Thierry Coville : Il y a des réactions dans les médias les plus durs, qu'il ne faut pas prendre comme représentatifs de la société iranienne, même s'ils se sont félicités de cette attaque. D'un autre côté, on voit dans les médias plus modérés des questions qui ne me surprennent pas. Ils se disent 'est-ce que ce n'est pas fait exprès pour faire échouer les négociations [de l'accord sur le nucléaire] ?' Il y a un complotisme très présent. Et je pense que l'État iranien est gêné, mais ne peut pas le dire ouvertement. Donc il préfère ne pas prendre de position officielle.
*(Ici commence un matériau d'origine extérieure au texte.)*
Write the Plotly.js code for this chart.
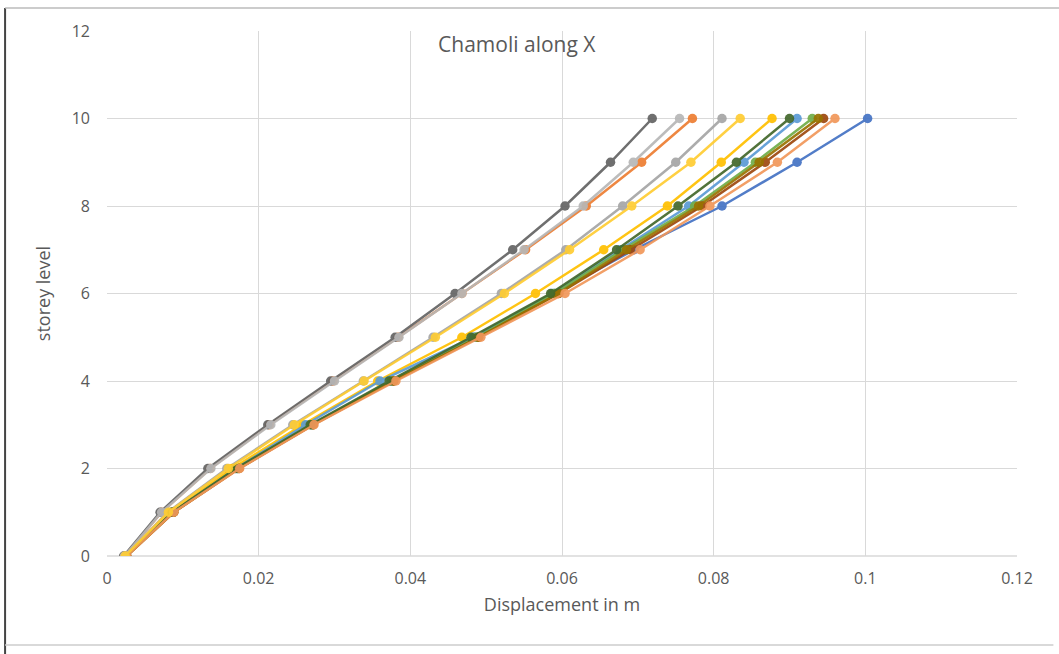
<!DOCTYPE html>
<html>
<head>
<meta charset="utf-8">
<script src="https://cdn.plot.ly/plotly-3.0.1.min.js"></script>
<style>html,body{margin:0;padding:0;background:#fff;}#chart{width:1059px;height:654px;}</style>
</head>
<body>
<div id="chart"></div>
<script>
const storeys = [0,1,2,3,4,5,6,7,8,9,10];
const xTicks = [0,0.02,0.04,0.06,0.08,0.1,0.12];
const xTickLabels = ['0','0.02','0.04','0.06','0.08','0.1','0.12'];
const yTicks = [0,2,4,6,8,10,12];

const seriesNames = ['Series1','Series2','Series3','Series4','Series5','Series6','Series7','Series8','Series9','Series10','Series11','Series12','Series13'];
const seriesColors = ['#4472C4','#ED7D31','#A5A5A5','#FFC000','#5B9BD5','#70AD47','#9E480E','#636363','#997300','#43682B','#F1975A','#B7B7B7','#FFCD33'];

const s1  = [0.0025,0.0087,0.0172,0.0270,0.0375,0.0485,0.0590,0.0695,0.0811,0.0910,0.1003];
const s2  = [0.0023,0.0072,0.0136,0.0214,0.0298,0.0384,0.0468,0.0552,0.0632,0.0705,0.0772];
const s3  = [0.0024,0.0080,0.0158,0.0245,0.0338,0.0430,0.0520,0.0605,0.0680,0.0750,0.0811];
const s4  = [0.0025,0.0084,0.0165,0.0258,0.0357,0.0468,0.0565,0.0655,0.0739,0.0810,0.0877];
const s5  = [0.0025,0.0086,0.0170,0.0262,0.0360,0.0483,0.0587,0.0677,0.0767,0.0840,0.0910];
const s6  = [0.0025,0.0087,0.0172,0.0270,0.0375,0.0487,0.0590,0.0680,0.0775,0.0855,0.0930];
const s7  = [0.0026,0.0088,0.0174,0.0272,0.0378,0.0490,0.0596,0.0690,0.0785,0.0868,0.0945];
const s8  = [0.0022,0.0070,0.0133,0.0212,0.0295,0.0380,0.0459,0.0535,0.0604,0.0664,0.0719];
const s9  = [0.0026,0.0088,0.0174,0.0272,0.0378,0.0490,0.0595,0.0685,0.0780,0.0860,0.0938];
const s10 = [0.0025,0.0086,0.0170,0.0268,0.0372,0.0480,0.0585,0.0672,0.0753,0.0830,0.0900];
const s11 = [0.0026,0.0088,0.0175,0.0273,0.0381,0.0493,0.0604,0.0703,0.0795,0.0884,0.0960];
const s12 = [0.0023,0.0072,0.0137,0.0216,0.0300,0.0385,0.0468,0.0550,0.0628,0.0694,0.0755];
const s13 = [0.0024,0.0081,0.0160,0.0247,0.0339,0.0433,0.0524,0.0610,0.0692,0.0770,0.0835];
const allSeries = [s1,s2,s3,s4,s5,s6,s7,s8,s9,s10,s11,s12,s13];

const traces = allSeries.map((xs, i) => ({
  type: 'scatter',
  mode: 'lines+markers',
  name: seriesNames[i],
  x: xs,
  y: storeys,
  line: {color: seriesColors[i], width: 2.5},
  marker: {color: seriesColors[i], size: 9.5},
  opacity: 0.92,
  showlegend: false
}));

const fontColor = '#595959';
const fam = '"Open Sans", sans-serif';
const layout = {
  width: 1059,
  height: 654,
  paper_bgcolor: '#ffffff',
  plot_bgcolor: '#ffffff',
  margin: {l: 107, r: 42, t: 31, b: 98},
  font: {family: fam, color: fontColor, size: 16},
  title: {
    text: 'Chamoli along X',
    font: {size: 21, color: fontColor, family: fam},
    x: 0.488, xref: 'container', xanchor: 'center',
    y: 0.931, yref: 'container', yanchor: 'middle'
  },
  xaxis: {
    range: [0, 0.12],
    tickvals: xTicks,
    ticktext: xTickLabels,
    showgrid: true,
    gridcolor: '#D9D9D9',
    gridwidth: 1,
    zeroline: false,
    showline: false,
    ticks: '',
    ticklabelstandoff: 11,
    tickfont: {size: 16, color: fontColor, family: fam},
    title: {text: 'Displacement in m', font: {size: 18, color: fontColor, family: fam}, standoff: 10}
  },
  yaxis: {
    range: [0, 12],
    tickvals: yTicks,
    showgrid: true,
    gridcolor: '#D9D9D9',
    gridwidth: 1,
    zeroline: false,
    showline: false,
    ticks: '',
    ticklabelstandoff: 16,
    tickfont: {size: 16, color: fontColor, family: fam},
    title: {text: 'storey level', font: {size: 18, color: fontColor, family: fam}, standoff: 16}
  },
  shapes: [
    {type: 'line', xref: 'paper', yref: 'paper', x0: 0, x1: 1, y0: 0, y1: 0, line: {color: '#D9D9D9', width: 1.5}, layer: 'below'},
    {type: 'line', xref: 'paper', yref: 'paper', x0: -0.112, x1: -0.112, y0: 1.044, y1: -0.19, line: {color: '#444444', width: 2}},
    {type: 'line', xref: 'paper', yref: 'paper', x0: -0.112, x1: 1.05, y0: 1.044, y1: 1.044, line: {color: '#BBBBBB', width: 1.5}},
    {type: 'line', xref: 'paper', yref: 'paper', x0: -0.112, x1: 1.04, y0: -0.1695, y1: -0.1695, line: {color: '#CCCCCC', width: 1.5}}
  ]
};

Plotly.newPlot('chart', traces, layout, {displayModeBar: false, staticPlot: true});
</script>
</body>
</html>
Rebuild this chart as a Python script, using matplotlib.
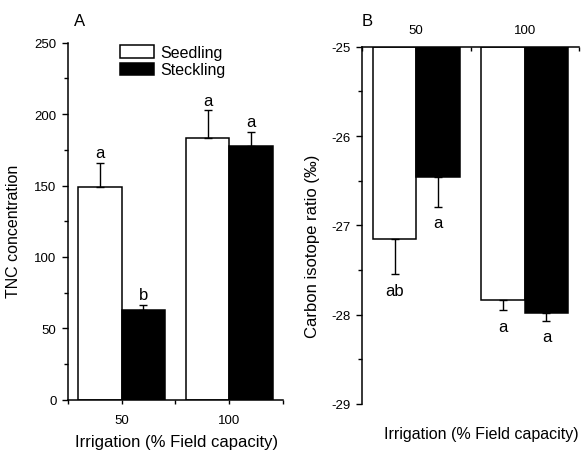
import matplotlib.pyplot as plt
from matplotlib.ticker import MultipleLocator

plt.rcParams['font.family'] = ['Liberation Sans', 'DejaVu Sans']

# irrigation levels (% field capacity)
irrigation = [50, 100]

# A: total non-structural carbohydrates
tnc_seedling = [149, 183]
tnc_seedling_err = [16.6, 19.6]
tnc_steckling = [63, 178]
tnc_steckling_err = [3.4, 9.4]
tnc_seedling_sig = ['a', 'a']
tnc_steckling_sig = ['b', 'a']

# B: carbon isotope ratio (per mil)
cir_seedling = [-27.15, -27.84]
cir_seedling_err = [0.40, 0.11]
cir_steckling = [-26.46, -27.98]
cir_steckling_err = [0.33, 0.09]
cir_seedling_sig = ['ab', 'a']
cir_steckling_sig = ['a', 'a']

bw = 20
fs = 12

fig = plt.figure(figsize=(5.84, 4.52), dpi=100)
axA = fig.add_axes([0.1159, 0.1135, 0.3692, 0.7898])
axB = fig.add_axes([0.6199, 0.104, 0.3716, 0.7905])

# ---- panel A ----
xs = [v - bw / 2 for v in irrigation]
xt = [v + bw / 2 for v in irrigation]
axA.bar(xs, tnc_seedling, width=bw, color='white', edgecolor='black', linewidth=1.1,
        label='Seedling')
axA.bar(xt, tnc_steckling, width=bw, color='black', edgecolor='black', linewidth=1.1,
        label='Steckling')
for x, y, e in [(xs, tnc_seedling, tnc_seedling_err), (xt, tnc_steckling, tnc_steckling_err)]:
    axA.errorbar(x, y, yerr=[[0] * len(e), e], fmt='none', ecolor='black',
                 elinewidth=1, capsize=2.6, capthick=1)
for x, y, e, s in [(xs, tnc_seedling, tnc_seedling_err, tnc_seedling_sig),
                   (xt, tnc_steckling, tnc_steckling_err, tnc_steckling_sig)]:
    for xi, yi, ei, si in zip(x, y, e, s):
        axA.annotate(si, (xi, yi + ei), xytext=(0, 2), textcoords='offset points',
                     ha='center', va='bottom', fontsize=fs)

axA.set_xlim(25, 125)
axA.set_ylim(0, 250)
axA.set_xticks(irrigation)
axA.xaxis.set_minor_locator(MultipleLocator(25))
axA.yaxis.set_major_locator(MultipleLocator(50))
axA.yaxis.set_minor_locator(MultipleLocator(25))
axA.spines[['top', 'right']].set_visible(False)
for sp in axA.spines.values():
    sp.set_linewidth(1.1)
axA.tick_params(which='major', direction='out', length=4.5, width=1, labelsize=9.5, pad=3.5)
axA.tick_params(which='minor', direction='out', length=3, width=1)
axA.tick_params(axis='x', which='major', length=3, pad=7)
axA.legend(loc='upper left', bbox_to_anchor=(120 / 584, 1 - 46 / 452),
           bbox_transform=fig.transFigure, frameon=False, fontsize=11.5,
           borderpad=0, borderaxespad=0, handlelength=2.15, handleheight=0.8,
           handletextpad=0.4, labelspacing=0.15)

# ---- panel B ----
base = -25
axB.bar(xs, [v - base for v in cir_seedling], bottom=base, width=bw, color='white',
        edgecolor='black', linewidth=1.1)
axB.bar(xt, [v - base for v in cir_steckling], bottom=base, width=bw, color='black',
        edgecolor='black', linewidth=1.1)
for x, y, e in [(xs, cir_seedling, cir_seedling_err), (xt, cir_steckling, cir_steckling_err)]:
    axB.errorbar(x, y, yerr=[e, [0] * len(e)], fmt='none', ecolor='black',
                 elinewidth=1, capsize=2.6, capthick=1)
for x, y, e, s in [(xs, cir_seedling, cir_seedling_err, cir_seedling_sig),
                   (xt, cir_steckling, cir_steckling_err, cir_steckling_sig)]:
    for xi, yi, ei, si in zip(x, y, e, s):
        axB.annotate(si, (xi, yi - ei), xytext=(0, -6), textcoords='offset points',
                     ha='center', va='top', fontsize=fs)

axB.set_xlim(25, 125)
axB.set_ylim(-29, -25)
axB.xaxis.tick_top()
axB.set_xticks(irrigation)
axB.xaxis.set_minor_locator(MultipleLocator(25))
axB.yaxis.set_major_locator(MultipleLocator(1))
axB.yaxis.set_minor_locator(MultipleLocator(0.5))
axB.spines[['bottom', 'right']].set_visible(False)
for sp in axB.spines.values():
    sp.set_linewidth(1.1)
axB.tick_params(which='major', direction='out', length=4.5, width=1, labelsize=9.5, pad=4)
axB.tick_params(which='minor', direction='out', length=3, width=1)
axB.tick_params(axis='x', which='both', direction='in', length=3, pad=8)
axB.set_yticklabels([f'{int(v)}' for v in axB.get_yticks()])

# panel letters and axis titles
fig.text(80 / 584, 1 - 22 / 452, 'A', ha='center', va='center', fontsize=fs)
fig.text(367 / 584, 1 - 21 / 452, 'B', ha='center', va='center', fontsize=fs)
fig.text(14 / 584, 1 - 231 / 452, 'TNC concentration', rotation=90,
         ha='center', va='center', fontsize=11.5)
fig.text(313 / 584, 1 - 246 / 452, 'Carbon isotope ratio (‰)', rotation=90,
         ha='center', va='center', fontsize=12)
fig.text(177 / 584, 1 - 443 / 452, 'Irrigation (% Field capacity)',
         ha='center', va='center', fontsize=12)
fig.text(481 / 584, 1 - 435 / 452, 'Irrigation (% Field capacity)',
         ha='center', va='center', fontsize=11.5)

fig.savefig('out.png', dpi=100)
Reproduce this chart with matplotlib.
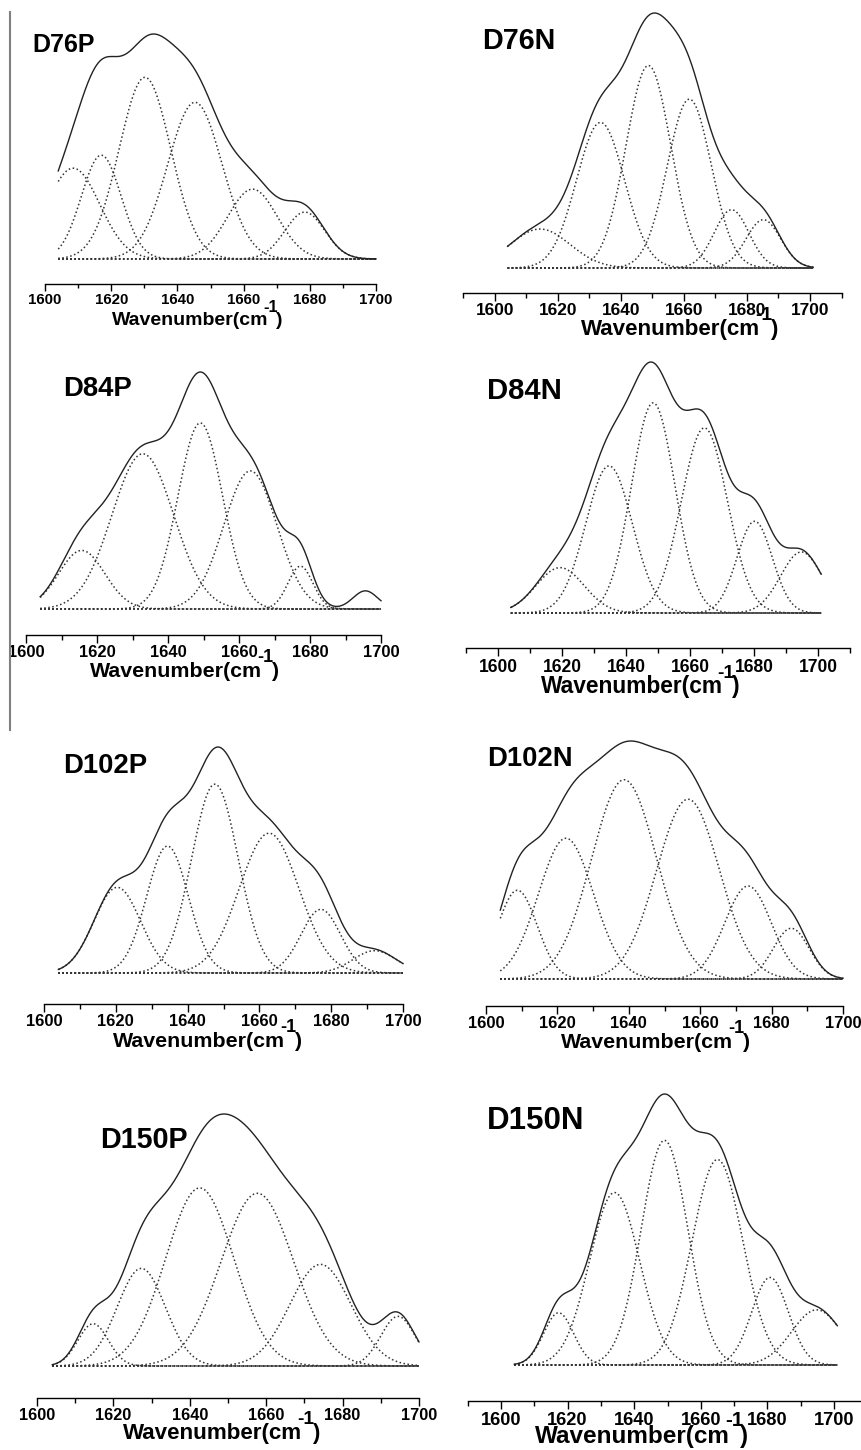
import numpy as np
import matplotlib
matplotlib.use("Agg")
import matplotlib.pyplot as plt
from matplotlib.ticker import MultipleLocator
from matplotlib.lines import Line2D

plt.rcParams['font.family'] = ['Liberation Sans', 'DejaVu Sans']
plt.rcParams['font.weight'] = 'bold'

PANELS = ["D76P", "D76N", "D84P", "D84N", "D102P", "D102N", "D150P", "D150N"]

# fitted amide I bands: centre (cm-1), height (relative), sigma (cm-1)
D76P_CENTERS = [1608.5, 1617.0, 1630.2, 1645.3, 1662.7, 1678.5]
D76P_HEIGHTS = [91, 104, 182, 157, 70, 47]
D76P_WIDTHS = [8.0, 6.0, 7.8, 8.2, 7.5, 6.0]

D76N_CENTERS = [1614.3, 1633.5, 1648.7, 1661.7, 1675.1, 1685.2]
D76N_HEIGHTS = [117, 437, 608, 507, 175, 145]
D76N_WIDTHS = [9.5, 7.6, 7.1, 7.0, 5.5, 5.5]

D84P_CENTERS = [1615.7, 1632.9, 1649.1, 1663.2, 1677.3]
D84P_HEIGHTS = [171, 453, 543, 403, 125]
D84P_WIDTHS = [6.5, 8.7, 6.3, 7.5, 3.5]

D84N_CENTERS = [1619.4, 1634.7, 1648.5, 1664.5, 1680.2, 1694.8]
D84N_HEIGHTS = [136, 441, 630, 555, 275, 183]
D84N_WIDTHS = [7.5, 7.3, 6.8, 7.2, 5.5, 6.5]

D102P_CENTERS = [1620.4, 1634.4, 1647.6, 1662.7, 1677.1, 1692.1]
D102P_HEIGHTS = [253, 375, 558, 413, 188, 66]
D102P_WIDTHS = [6.5, 5.8, 6.5, 8.3, 5.5, 6.0]

D102N_CENTERS = [1608.8, 1622.4, 1638.7, 1656.6, 1673.4, 1685.5]
D102N_HEIGHTS = [273, 433, 613, 553, 286, 156]
D102N_WIDTHS = [5.5, 7.7, 9.1, 8.8, 6.5, 5.0]

D150P_CENTERS = [1614.7, 1627.3, 1642.6, 1657.7, 1674.2, 1694.5]
D150P_HEIGHTS = [126, 291, 531, 515, 303, 148]
D150P_WIDTHS = [4.0, 6.3, 8.9, 9.5, 8.0, 4.5]

D150N_CENTERS = [1617.3, 1634.1, 1649.1, 1665.0, 1680.8, 1694.8]
D150N_HEIGHTS = [158, 522, 680, 622, 265, 167]
D150N_WIDTHS = [4.5, 7.5, 7.0, 7.6, 5.5, 7.5]

# band present in the measured envelope of D84P but not drawn as a component
D84P_EXTRA_CENTER = 1695.6
D84P_EXTRA_HEIGHT = 53
D84P_EXTRA_WIDTH = 3.5

WN_START = 1604
WN_END = [1700, 1701, 1700, 1701, 1700, 1700, 1700, 1701]
TICK_VALUES = [1600, 1620, 1640, 1660, 1680, 1700]
TICK_LABELS = ["1600", "1620", "1640", "1660", "1680", "1700"]
XLABEL_PARTS = ["Wavenumber(cm", "-1", ")"]

CENTERS = dict(zip(PANELS, [D76P_CENTERS, D76N_CENTERS, D84P_CENTERS, D84N_CENTERS,
                            D102P_CENTERS, D102N_CENTERS, D150P_CENTERS, D150N_CENTERS]))
HEIGHTS = dict(zip(PANELS, [D76P_HEIGHTS, D76N_HEIGHTS, D84P_HEIGHTS, D84N_HEIGHTS,
                            D102P_HEIGHTS, D102N_HEIGHTS, D150P_HEIGHTS, D150N_HEIGHTS]))
WIDTHS = dict(zip(PANELS, [D76P_WIDTHS, D76N_WIDTHS, D84P_WIDTHS, D84N_WIDTHS,
                           D102P_WIDTHS, D102N_WIDTHS, D150P_WIDTHS, D150N_WIDTHS]))

# layout in pixels: x of 1600, x of 1700, xlim, axis line y, baseline y, top y
LAYOUT = [
    (45, 376, 1600, 1700, 284, 259, 34),
    (495, 810, 1590, 1710, 293, 268, 13),
    (26, 381, 1600, 1700, 635, 609, 372),
    (498, 818, 1590, 1710, 648, 613, 362),
    (44, 403, 1600, 1700, 1004, 973, 747),
    (486, 843, 1600, 1700, 1006, 979, 741),
    (37, 419, 1600, 1700, 1398, 1366, 1114),
    (501, 834, 1590, 1710, 1401, 1365, 1094),
]
# title (left x, centre y), xlabel (centre x, baseline y), text scales
TITLE_POS = [(32, 45), (482, 41), (63, 389), (487, 391), (63, 766), (487, 759), (100, 1140), (487, 1121)]
XLABEL_POS = [(197, 325), (679, 335), (184, 677), (640, 693), (207, 1047), (655, 1048), (221, 1439), (642, 1443)]
SCALE = [1.0, 1.15, 1.10, 1.17, 1.10, 1.10, 1.15, 1.25]
TICK_SCALE = [1.0, 1.15, 1.10, 1.17, 1.10, 1.10, 1.08, 1.22]

W, H = 861, 1450


def gauss(x, c, h, s):
    return h * np.exp(-(x - c) ** 2 / (2 * s ** 2))


fig = plt.figure(figsize=(W / 100, H / 100), dpi=100)
renderer = fig.canvas.get_renderer()


def wavenumber_label(cx, base_y, size):
    # "Wavenumber(cm" + raised "-1" + ")" set close together
    px = size * 100 / 72
    main = fig.text(0, 1 - base_y / H, XLABEL_PARTS[0], fontsize=size,
                    fontweight='bold', va='baseline')
    sup = fig.text(0, 1 - (base_y - 0.68 * px) / H, XLABEL_PARTS[1], fontsize=0.85 * size,
                   fontweight='bold', va='baseline')
    close = fig.text(0, 1 - base_y / H, XLABEL_PARTS[2], fontsize=size,
                     fontweight='bold', va='baseline')
    parts = [main, sup, close]
    kern = [0, -0.22 * px, -0.12 * px]
    widths = [t.get_window_extent(renderer).width for t in parts]
    total = sum(widths) + sum(kern)
    x0 = cx - total / 2
    for t, w, k in zip(parts, widths, kern):
        x0 += k
        t.set_x(x0 / W)
        x0 += w


for i, name in enumerate(PANELS):
    x16, x17, xmin, xmax, axis_y, base_y, top_y = LAYOUT[i]
    s = SCALE[i]
    ts = TICK_SCALE[i]
    ppu = (x17 - x16) / 100.0
    left = x16 + (xmin - 1600) * ppu
    right = x16 + (xmax - 1600) * ppu
    ax = fig.add_axes([left / W, 1 - axis_y / H, (right - left) / W, (axis_y - top_y) / H])

    x = np.linspace(WN_START, WN_END[i], 600)
    comps = [gauss(x, c, h, w) for c, h, w in zip(CENTERS[name], HEIGHTS[name], WIDTHS[name])]
    env = np.sum(comps, axis=0)
    if name == "D84P":
        env = env + gauss(x, D84P_EXTRA_CENTER, D84P_EXTRA_HEIGHT, D84P_EXTRA_WIDTH)

    ymax = env.max()
    ylow = -ymax * (axis_y - base_y) / (base_y - top_y)
    ax.set_xlim(xmin, xmax)
    ax.set_ylim(ylow, ymax)

    ax.plot([WN_START, WN_END[i]], [0, 0], color='#333333', lw=1.1, ls=':', clip_on=False)
    for g in comps:
        ax.plot(x, g, color='#333333', lw=1.1, ls=':', clip_on=False)
    ax.plot(x, env, color='#222222', lw=1.0, clip_on=False)

    for side in ['left', 'top', 'right']:
        ax.spines[side].set_visible(False)
    ax.spines['bottom'].set_linewidth(1.0)
    ax.set_yticks([])
    ax.set_xticks(TICK_VALUES)
    ax.set_xticklabels(TICK_LABELS, fontsize=10.8 * ts, fontweight='bold')
    ax.xaxis.set_minor_locator(MultipleLocator(10))
    ax.tick_params(axis='x', which='major', length=5 * ts, width=1.0, pad=1.5 * ts)
    ax.tick_params(axis='x', which='minor', length=3 * ts, width=1.0)
    ax.patch.set_visible(False)

    tx, ty = TITLE_POS[i]
    fig.text(tx / W, 1 - ty / H, name, fontsize=18 * s, fontweight='bold',
             ha='left', va='center')
    lx, ly = XLABEL_POS[i]
    wavenumber_label(lx, ly, 14 * s)

fig.add_artist(Line2D([10 / W, 10 / W], [1 - 12 / H, 1 - 730 / H],
                      color='#808080', lw=1.5))

fig.savefig("out.png", dpi=100)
Je crois que dans le cas de l'Iran, cela reflète la dualité du pouvoir, avec un guide qui donne des directions qui ne vont pas forcément dans le sens de l'État iranien. C'était déjà le cas dans les années 90, puisque l'État iranien, via le président Rafsandjani, voulait rétablir les relations avec l'Union européenne alors que dans le même temps, il y avait cette fatwa contre Salman Rushdie. Il y a une qualité de la culture en Iran qui fait qu'ils arrivent à gérer ces contradictions.
Mais les médias américains disent que l'étude des réseaux sociaux du suspect de cette attaque a montré une grande sympathie avec les gardiens de la révolution iranienne. Est-ce que l'agression peut avoir été commanditée à Téhéran ?
Je n'y crois pas du tout. Ce n'est pas du tout l'intérêt de l'État iranien de provoquer de cette manière les Etats-Unis. Effectivement, pour des raisons de politique intérieure et de politique extérieure et l'idée d'être la première puissance dans le monde musulman, il faut toujours aller plus loin puisque cela attire une certaine popularité. Mais d'un autre côté, je ne vois pas l'intérêt de l'État iranien à se lancer dans ce type d'action qui renforce la méfiance aux Etats-Unis et dans les pays occidentaux vis-à-vis de l'Iran.
Cette attaque peut-elle remettre en cause les négociations sur le nucléaire iranien ?
Je ne vois pas quelles sont les alternatives à cet accord. On en revient toujours au même problème. Admettons que les Américains se disent on ne peut pas signer cet accord avec l'Iran : l'Iran va continuer à développer son programme nucléaire. Donc c'est facile de critiquer cet accord. Le problème, c'est que les gens critiquent cet accord mais sont assez flous sur les alternatives. Et ces alternatives, on les connaît, mais il n'y a pas de solution. Ce sont des pressions économiques qui, pour l'instant, n'ont pas marché et qui renforcent le radicalisme du régime. L'autre alternative c'est la guerre. Mais je vous laisse imaginer les conséquences d'un conflit avec l'Iran qui toucherait sans doute tout le Moyen-Orient.